Task details: Omit all images. Write out the rest of the material exactly.
[start of Collected data]
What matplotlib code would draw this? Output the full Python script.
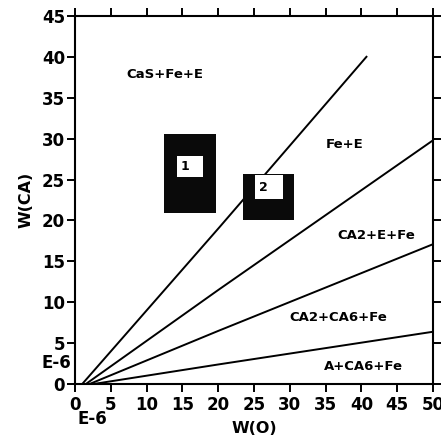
import matplotlib
matplotlib.use("Agg")
import matplotlib.pyplot as plt
from matplotlib.patches import Rectangle

# boundary curves of the phase fields, W(O) vs W(CA)
line1_x = [1.0, 20.2, 40.7]
line1_y = [0.0, 19.2, 40.0]
line2_x = [1.5, 20.0, 50.0]
line2_y = [0.0, 11.5, 29.8]
line3_x = [2.0, 20.0, 50.0]
line3_y = [0.0, 6.5, 17.1]
line4_x = [2.5, 20.0, 50.0]
line4_y = [0.0, 2.4, 6.4]

# phase field names and where they sit
field_names = ["CaS+Fe+E", "Fe+E", "CA2+E+Fe", "CA2+CA6+Fe", "A+CA6+Fe"]
field_x = [12.6, 37.6, 42.1, 36.8, 40.3]
field_y = [37.8, 29.3, 18.2, 8.1, 2.1]

# experiment markers: outer block (x0, x1, y0, y1) and inner window
marker_names = ["1", "2"]
marker_outer = [(12.4, 19.7, 20.9, 30.6), (23.4, 30.6, 20.1, 25.7)]
marker_inner = [(14.2, 17.9, 25.3, 27.9), (25.1, 29.1, 22.6, 25.5)]

x_ticks = list(range(0, 51, 5))
y_ticks = list(range(0, 46, 5))

plt.rcParams["font.family"] = "DejaVu Sans"
plt.rcParams["font.weight"] = "bold"

fig = plt.figure(figsize=(4.41, 4.41), dpi=100)
ax = fig.add_axes([0.170, 0.129, 0.812, 0.835])

for xs, ys in [(line1_x, line1_y), (line2_x, line2_y),
               (line3_x, line3_y), (line4_x, line4_y)]:
    ax.plot(xs, ys, color="black", linewidth=1.4, zorder=2)

for (x0, x1, y0, y1), (ix0, ix1, iy0, iy1), name in zip(marker_outer, marker_inner, marker_names):
    ax.add_patch(Rectangle((x0, y0), x1 - x0, y1 - y0, facecolor="#0a0a0a",
                           edgecolor="none", zorder=3))
    ax.add_patch(Rectangle((ix0, iy0), ix1 - ix0, iy1 - iy0, facecolor="white",
                           edgecolor="none", zorder=4))
    ax.text(ix0 + 0.6, (iy0 + iy1) / 2, name, fontsize=9, fontweight="bold",
            ha="left", va="center", zorder=5)

for name, fx, fy in zip(field_names, field_x, field_y):
    ax.text(fx, fy, name, fontsize=9.5, fontweight="bold", ha="center", va="center")

ax.set_xlim(0, 50)
ax.set_ylim(0, 45)
ax.set_xticks(x_ticks)
ax.set_yticks(y_ticks)

ax.tick_params(axis="both", direction="out", length=5.5, width=1.4,
               labelsize=12, top=True, right=True)
ax.tick_params(axis="y", pad=1.5)
ax.tick_params(axis="x", pad=3.0)
for lbl in ax.get_xticklabels() + ax.get_yticklabels():
    lbl.set_fontweight("bold")
for sp in ax.spines.values():
    sp.set_linewidth(1.5)

ax.set_xlabel("W(O)", fontsize=11.5, fontweight="bold", labelpad=5)
ax.set_ylabel("W(CA)", fontsize=11.5, fontweight="bold", labelpad=6)

# exponent markers next to the axes
fig.text(56 / 441, 1 - 363 / 441, "E-6", fontsize=12, fontweight="bold",
         ha="center", va="center")
fig.text(92 / 441, 1 - 419 / 441, "E-6", fontsize=12, fontweight="bold",
         ha="center", va="center")

fig.savefig("out.png", dpi=100)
[end of Collected data]
Final answer:
What matplotlib code would draw this? Output the full Python script.
import matplotlib
matplotlib.use("Agg")
import matplotlib.pyplot as plt
from matplotlib.patches import Rectangle

# boundary curves of the phase fields, W(O) vs W(CA)
line1_x = [1.0, 20.2, 40.7]
line1_y = [0.0, 19.2, 40.0]
line2_x = [1.5, 20.0, 50.0]
line2_y = [0.0, 11.5, 29.8]
line3_x = [2.0, 20.0, 50.0]
line3_y = [0.0, 6.5, 17.1]
line4_x = [2.5, 20.0, 50.0]
line4_y = [0.0, 2.4, 6.4]

# phase field names and where they sit
field_names = ["CaS+Fe+E", "Fe+E", "CA2+E+Fe", "CA2+CA6+Fe", "A+CA6+Fe"]
field_x = [12.6, 37.6, 42.1, 36.8, 40.3]
field_y = [37.8, 29.3, 18.2, 8.1, 2.1]

# experiment markers: outer block (x0, x1, y0, y1) and inner window
marker_names = ["1", "2"]
marker_outer = [(12.4, 19.7, 20.9, 30.6), (23.4, 30.6, 20.1, 25.7)]
marker_inner = [(14.2, 17.9, 25.3, 27.9), (25.1, 29.1, 22.6, 25.5)]

x_ticks = list(range(0, 51, 5))
y_ticks = list(range(0, 46, 5))

plt.rcParams["font.family"] = "DejaVu Sans"
plt.rcParams["font.weight"] = "bold"

fig = plt.figure(figsize=(4.41, 4.41), dpi=100)
ax = fig.add_axes([0.170, 0.129, 0.812, 0.835])

for xs, ys in [(line1_x, line1_y), (line2_x, line2_y),
               (line3_x, line3_y), (line4_x, line4_y)]:
    ax.plot(xs, ys, color="black", linewidth=1.4, zorder=2)

for (x0, x1, y0, y1), (ix0, ix1, iy0, iy1), name in zip(marker_outer, marker_inner, marker_names):
    ax.add_patch(Rectangle((x0, y0), x1 - x0, y1 - y0, facecolor="#0a0a0a",
                           edgecolor="none", zorder=3))
    ax.add_patch(Rectangle((ix0, iy0), ix1 - ix0, iy1 - iy0, facecolor="white",
                           edgecolor="none", zorder=4))
    ax.text(ix0 + 0.6, (iy0 + iy1) / 2, name, fontsize=9, fontweight="bold",
            ha="left", va="center", zorder=5)

for name, fx, fy in zip(field_names, field_x, field_y):
    ax.text(fx, fy, name, fontsize=9.5, fontweight="bold", ha="center", va="center")

ax.set_xlim(0, 50)
ax.set_ylim(0, 45)
ax.set_xticks(x_ticks)
ax.set_yticks(y_ticks)

ax.tick_params(axis="both", direction="out", length=5.5, width=1.4,
               labelsize=12, top=True, right=True)
ax.tick_params(axis="y", pad=1.5)
ax.tick_params(axis="x", pad=3.0)
for lbl in ax.get_xticklabels() + ax.get_yticklabels():
    lbl.set_fontweight("bold")
for sp in ax.spines.values():
    sp.set_linewidth(1.5)

ax.set_xlabel("W(O)", fontsize=11.5, fontweight="bold", labelpad=5)
ax.set_ylabel("W(CA)", fontsize=11.5, fontweight="bold", labelpad=6)

# exponent markers next to the axes
fig.text(56 / 441, 1 - 363 / 441, "E-6", fontsize=12, fontweight="bold",
         ha="center", va="center")
fig.text(92 / 441, 1 - 419 / 441, "E-6", fontsize=12, fontweight="bold",
         ha="center", va="center")

fig.savefig("out.png", dpi=100)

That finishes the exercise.